* [INFORMATION SHOWN]
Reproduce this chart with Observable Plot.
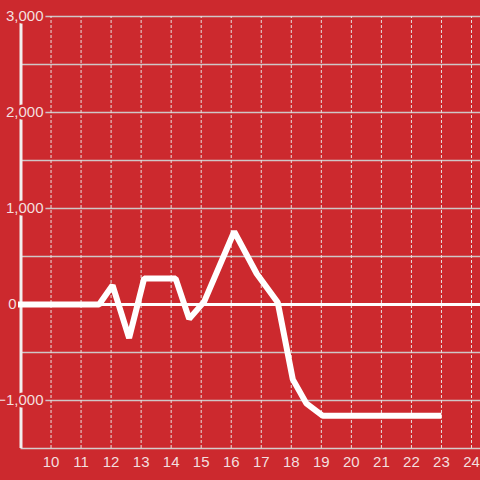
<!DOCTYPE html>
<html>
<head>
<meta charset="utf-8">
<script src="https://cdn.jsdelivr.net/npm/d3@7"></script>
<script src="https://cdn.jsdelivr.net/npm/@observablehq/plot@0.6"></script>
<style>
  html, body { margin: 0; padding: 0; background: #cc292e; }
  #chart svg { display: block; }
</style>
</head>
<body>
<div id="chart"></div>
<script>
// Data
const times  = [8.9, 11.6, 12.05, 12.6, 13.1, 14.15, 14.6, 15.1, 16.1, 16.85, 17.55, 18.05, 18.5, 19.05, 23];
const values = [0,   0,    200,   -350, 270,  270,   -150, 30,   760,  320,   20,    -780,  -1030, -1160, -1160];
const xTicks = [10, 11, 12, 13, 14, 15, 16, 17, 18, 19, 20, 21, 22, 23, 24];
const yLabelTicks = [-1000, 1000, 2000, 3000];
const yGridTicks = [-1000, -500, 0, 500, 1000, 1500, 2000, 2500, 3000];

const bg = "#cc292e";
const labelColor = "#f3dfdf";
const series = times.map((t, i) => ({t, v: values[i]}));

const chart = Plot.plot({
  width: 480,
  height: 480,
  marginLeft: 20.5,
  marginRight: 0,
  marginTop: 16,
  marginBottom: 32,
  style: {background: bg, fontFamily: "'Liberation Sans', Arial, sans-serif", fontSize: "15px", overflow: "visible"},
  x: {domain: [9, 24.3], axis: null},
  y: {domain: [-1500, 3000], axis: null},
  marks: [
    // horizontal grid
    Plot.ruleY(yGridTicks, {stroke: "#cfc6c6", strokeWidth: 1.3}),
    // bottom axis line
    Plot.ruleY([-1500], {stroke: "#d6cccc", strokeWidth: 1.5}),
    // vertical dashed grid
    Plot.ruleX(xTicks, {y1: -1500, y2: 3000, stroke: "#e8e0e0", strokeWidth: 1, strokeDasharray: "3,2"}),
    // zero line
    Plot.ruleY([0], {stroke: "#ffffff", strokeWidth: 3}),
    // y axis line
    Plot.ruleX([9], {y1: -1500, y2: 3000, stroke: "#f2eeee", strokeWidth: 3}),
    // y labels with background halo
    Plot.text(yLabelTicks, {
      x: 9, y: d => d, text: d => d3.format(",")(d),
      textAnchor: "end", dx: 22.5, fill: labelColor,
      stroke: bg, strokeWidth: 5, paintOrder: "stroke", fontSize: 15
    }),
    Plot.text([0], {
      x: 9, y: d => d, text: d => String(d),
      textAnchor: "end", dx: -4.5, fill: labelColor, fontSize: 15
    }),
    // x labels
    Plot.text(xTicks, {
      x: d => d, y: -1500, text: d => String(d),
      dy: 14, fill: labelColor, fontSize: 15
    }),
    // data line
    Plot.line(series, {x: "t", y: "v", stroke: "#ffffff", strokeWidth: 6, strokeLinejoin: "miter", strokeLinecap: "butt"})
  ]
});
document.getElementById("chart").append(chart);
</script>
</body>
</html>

* [PROBLEM STATEMENT]
Set down again, exactly, the lines of the material above from its first line to the one with "const series = times.map((t, i)", inclusive. Leave the pictures out.

* [EXERCISE SOLUTION]
Reproduce this chart with Observable Plot.
<!DOCTYPE html>
<html>
<head>
<meta charset="utf-8">
<script src="https://cdn.jsdelivr.net/npm/d3@7"></script>
<script src="https://cdn.jsdelivr.net/npm/@observablehq/plot@0.6"></script>
<style>
  html, body { margin: 0; padding: 0; background: #cc292e; }
  #chart svg { display: block; }
</style>
</head>
<body>
<div id="chart"></div>
<script>
// Data
const times  = [8.9, 11.6, 12.05, 12.6, 13.1, 14.15, 14.6, 15.1, 16.1, 16.85, 17.55, 18.05, 18.5, 19.05, 23];
const values = [0,   0,    200,   -350, 270,  270,   -150, 30,   760,  320,   20,    -780,  -1030, -1160, -1160];
const xTicks = [10, 11, 12, 13, 14, 15, 16, 17, 18, 19, 20, 21, 22, 23, 24];
const yLabelTicks = [-1000, 1000, 2000, 3000];
const yGridTicks = [-1000, -500, 0, 500, 1000, 1500, 2000, 2500, 3000];

const bg = "#cc292e";
const labelColor = "#f3dfdf";
const series = times.map((t, i) => ({t, v: values[i]}));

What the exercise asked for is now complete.